Last time, I went over the prototype stage of Stop That Hero!, which was created as part of a 48-hour game development contest. Then I heard about the October Challenge: create and sell at least one copy of a game in the month of October.
To make a long story short, I didn’t have a playable game ready by the end of the month. “Stop That Hero!” turned out to be a much bigger project than originally anticipated, and I learned there was a big difference between hacking together a prototype and shipping a complete game.
If I had a working, playable prototype in three days, why couldn’t I create a working, playable game in four weeks?
For one thing, I was rewriting it from scratch. Hacking together code for a prototype is fine, but for a game I intend to sell to actual customers, I’d also like to provide great customer support. If there is a bug or a feature request, trying to work within prototype-quality code would end up being a nightmare.
I also woefully underestimated the technical requirements and the amount of work I would need to do to fulfill them. Since all “Stop That Hero!” develoment is done on Linux-based systems, and since GNU/Linux is the primary platform to publish the game on, I found that there was a lack of existing 2D game engines I could leverage.

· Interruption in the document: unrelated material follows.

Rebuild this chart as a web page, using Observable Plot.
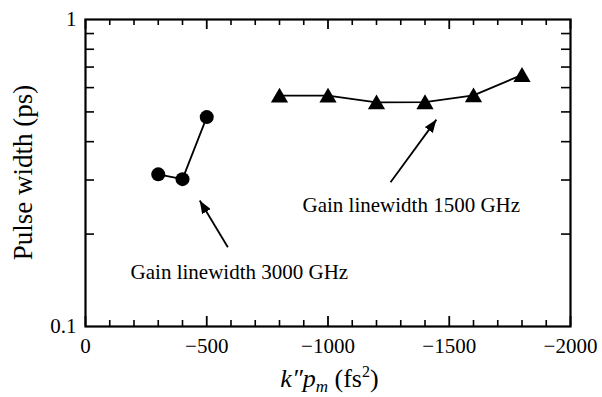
<!DOCTYPE html>
<html>
<head>
<meta charset="utf-8">
<script src="https://cdn.jsdelivr.net/npm/d3@7"></script>
<script src="https://cdn.jsdelivr.net/npm/@observablehq/plot@0.6"></script>
<style>
  html, body { margin: 0; padding: 0; background: #fff; }
  svg { display: block; }
</style>
</head>
<body>
<div id="chart"></div>
<script>
// Pulse width versus net dispersion k''p_m for two gain linewidths
const circleK = [-300, -400, -500];
const circleWidth = [0.313, 0.302, 0.481];            // 3000 GHz
const triK = [-800, -1000, -1200, -1400, -1600, -1800];
const triWidth = [0.565, 0.565, 0.537, 0.538, 0.566, 0.66]; // 1500 GHz

// Tick values
const xMajor = [0, -500, -1000, -1500, -2000];
const xMinor = [-100, -200, -300, -400, -600, -700, -800, -900, -1100, -1200, -1300, -1400,
                -1600, -1700, -1800, -1900];
const yMajor = [0.1, 1];
const yMinor = [0.2, 0.3, 0.4, 0.5, 0.6, 0.7, 0.8, 0.9];

// Annotations: text labels and their pointer arrows
const noteText = ["Gain linewidth 1500 GHz", "Gain linewidth 3000 GHz"];
const noteK = [-895, -186];
const noteWidth = [0.248, 0.1503];
const arrowK1 = [-1258, -587];
const arrowW1 = [0.295, 0.1813];
const arrowK2 = [-1447, -471];
const arrowW2 = [0.472, 0.2573];

const circles = circleK.map((k, i) => ({k, w: circleWidth[i]}));
const triangles = triK.map((k, i) => ({k, w: triWidth[i]}));
const notes = noteText.map((t, i) => ({t, k: noteK[i], w: noteWidth[i]}));
const arrows = arrowK1.map((k, i) => ({k1: k, w1: arrowW1[i], k2: arrowK2[i], w2: arrowW2[i]}));

const W = 602, H = 397;
const M = {top: 19, right: 32, bottom: 71, left: 85};
const plotW = W - M.left - M.right;
const plotH = H - M.top - M.bottom;
const font = "Liberation Serif, Times New Roman, serif";

// Solid filled arrowhead marker
function filledHead(color, context) {
  const doc = context && context.document ? context.document : document;
  const ns = "http://www.w3.org/2000/svg";
  const m = doc.createElementNS(ns, "marker");
  m.setAttribute("viewBox", "-13 -5 13 10");
  m.setAttribute("markerWidth", "13");
  m.setAttribute("markerHeight", "10");
  m.setAttribute("markerUnits", "userSpaceOnUse");
  m.setAttribute("orient", "auto");
  m.setAttribute("refX", "0");
  m.setAttribute("refY", "0");
  const p = doc.createElementNS(ns, "path");
  p.setAttribute("d", "M-13,-5L0,0L-13,5Z");
  p.setAttribute("fill", color);
  p.setAttribute("stroke", "none");
  m.appendChild(p);
  return m;
}

const plot = Plot.plot({
  width: W,
  height: H,
  marginTop: M.top,
  marginRight: M.right,
  marginBottom: M.bottom,
  marginLeft: M.left,
  style: {fontFamily: font, fontSize: "21px", color: "#000", background: "#fff"},
  x: {domain: [0, -2000], range: [M.left, W - M.right]},
  y: {type: "log", domain: [0.1, 1]},
  marks: [
    // minor/major ticks pointing inward on all four sides
    Plot.tickX(xMinor, {x: d => d, insetTop: plotH - 6, strokeWidth: 1.6}),
    Plot.tickX(xMinor, {x: d => d, insetBottom: plotH - 6, strokeWidth: 1.6}),
    Plot.tickX(xMajor, {x: d => d, insetTop: plotH - 10, strokeWidth: 1.8}),
    Plot.tickX(xMajor, {x: d => d, insetBottom: plotH - 10, strokeWidth: 1.8}),
    Plot.tickY(yMinor, {y: d => d, insetRight: plotW - 9, strokeWidth: 1.6}),
    Plot.tickY(yMinor, {y: d => d, insetLeft: plotW - 9, strokeWidth: 1.6}),
    Plot.frame({stroke: "#000", strokeWidth: 2.2}),
    Plot.axisX(xMajor, {
      tickSize: 0, tickPadding: 12, fontSize: 21, fontFamily: font,
      tickFormat: d => d === 0 ? "0" : "\u2212" + Math.abs(d),
      label: null
    }),
    Plot.axisY(yMajor, {
      tickSize: 0, tickPadding: 9, fontSize: 21, fontFamily: font,
      tickFormat: d => String(d),
      label: null
    }),
    // data
    Plot.line(circles, {x: "k", y: "w", stroke: "#000", strokeWidth: 1.8}),
    Plot.dot(circles, {x: "k", y: "w", r: 7, fill: "#000", stroke: null}),
    Plot.line(triangles, {x: "k", y: "w", stroke: "#000", strokeWidth: 1.8}),
    Plot.dot(triangles, {x: "k", y: "w", symbol: "triangle", r: 6.4, dy: 2, fill: "#000", stroke: null}),
    // annotations
    Plot.link(arrows, {x1: "k1", y1: "w1", x2: "k2", y2: "w2", stroke: "#000", strokeWidth: 1.8, markerEnd: filledHead}),
    Plot.text(notes, {x: "k", y: "w", text: "t", textAnchor: "start", fontSize: 21, fontFamily: font, fill: "#000"})
  ]
});

const svg = d3.select(plot);

// y-axis title, rotated, centred on the frame
svg.append("text")
  .attr("transform", `translate(32,${M.top + plotH / 2}) rotate(-90)`)
  .attr("text-anchor", "middle")
  .attr("font-family", font)
  .attr("font-size", 27)
  .attr("fill", "#000")
  .text("Pulse width (ps)");

// x-axis title with italic symbols, subscript and superscript
const xt = svg.append("text")
  .attr("x", M.left + plotW / 2 + 2)
  .attr("y", 387)
  .attr("text-anchor", "middle")
  .attr("font-family", font)
  .attr("font-size", 26)
  .attr("fill", "#000");
xt.append("tspan").attr("font-style", "italic").text("k\u2033p");
xt.append("tspan").attr("font-style", "italic").attr("font-size", 17).attr("dy", 5).text("m");
xt.append("tspan").attr("dy", -5).text(" (fs");
xt.append("tspan").attr("font-size", 16).attr("dy", -10).text("2");
xt.append("tspan").attr("dy", 10).text(")");

document.getElementById("chart").appendChild(plot);
</script>
</body>
</html>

Since I didn’t see a need to switch to Windows or Mac just to make games, I ended up rolling my own technology base for the game.
While it lets me customize the code to the needs of the game, it also forces me to take way longer to make the game than if I had a ready-to-go game engine to build upon.
And finally, I’ve never done anything this big before, and I find that the “Stop That Hero!” project has been a terrifying and fascinating learning experience.
It’s now June, and I’m still working on the October Challenge. Even so, the game is finally starting to come together, and I’ll be showing off what I can as development continues.